The formulas look something like this:
MEAN(1,SUM({T(F_01.01)R(0100)C(0100)S(AT)[T-1Y]},{T(F_01.01)R(0100,0120)C(0100)S(AT)[T-1Y]})))
In a first step I would like to convert the above into something like this:
MEAN(1,SUM(F_01.01_r0100_c0100_sAT[T-1Y],F_01.01_r0100_c0100_sAT[T-1Y],F_01.01_r0120_c0100_sAT[T-1Y])))
Here an example of the code:
from lark import Lark,Transformer
grammar = """
?start:
| NUMBER
| [symbols] datapoints ([symbols]+ datapoints)* [symbols]
?symbols.1:
| /\+/
| /\-/
| /\//
| /\*/
| /\*\*/
| /\,/
| /\(/
| /\)/
| /\w+/
?datapoints.2:
| "{" "T" "(" TABLE ")" [ "R" "(" ROW ")"] ["C" "(" COLUMN ")"] ["S" "(" SHEETS ")"] [TIME_SHIFT] "}" -> its_data_point
| "{" "SPE.DPI" "(" CNAME ")" [TIME_SHIFT] "}" -> ste_data_point
TIME_UNIT: "M" | "Q" | "Y"
TIME_SHIFT: /\[T\-/ INT TIME_UNIT /\]/ | /\[PYE\]/
TABLE: /[A-Z]{1}/ "_" (/\d{3}/ | /\d{2}/) "." /\d{2}/ ["." /[a-z]/]
ROW: /\d{4}/ (/\,\d{4}/)*
COLUMN: /\d{4}/ (/\,\d{4}/)*
SHEETS: /[a-zA-T0-9_]+/ ("," /a-zA-T0-9_/)*
OTHER: /[a-zA-Z]+/
%import common.WS_INLINE
%import common.INT
%import common.CNAME
%import common.NUMBER
%ignore WS_INLINE
"""
sp = Lark(grammar)
class MyTransFormer(Transformer):
def __init__(self):
self.its_data_points = []
def its_data_point(self,items):
t,r,c,s,ts=items
res = []
for row in r.split(','):
res.append(str(t)+'_r'+ str(row)+'_c'+str(c)+'_s'+str(s)+str(ts))
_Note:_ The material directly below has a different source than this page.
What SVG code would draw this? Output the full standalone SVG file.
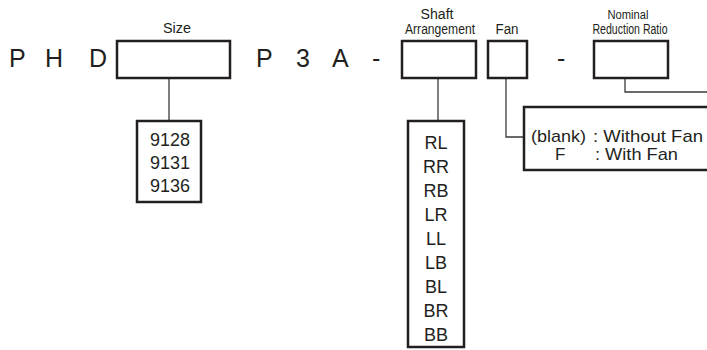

self.its_data_points += res
return ','.join(res)
def __default_token__(self, token):
return str(token.value)
def __default__(self, data, children, meta):
return ''.join(children)
teststr="MEAN(1,SUM({T(F_01.01)R(0100,0120)C(0100)S(AT)[T-1Y]},{T(F_01.01)R(0100)C(0100)S(AT)[T-1Y]}))"
tree = sp.parse(teststr)
mt = MyTransFormer()
print(mt.transform(tree))
but with this i get:
MEANMEAN(1,SUM(F_01.01_r0100_c0100_sAT[T-1Y],F_01.01_r0120_c0100_sAT[T-1Y],F_01.01_r0100_c0100_sAT[T-1Y]))
why do I get a 'mean' twice ?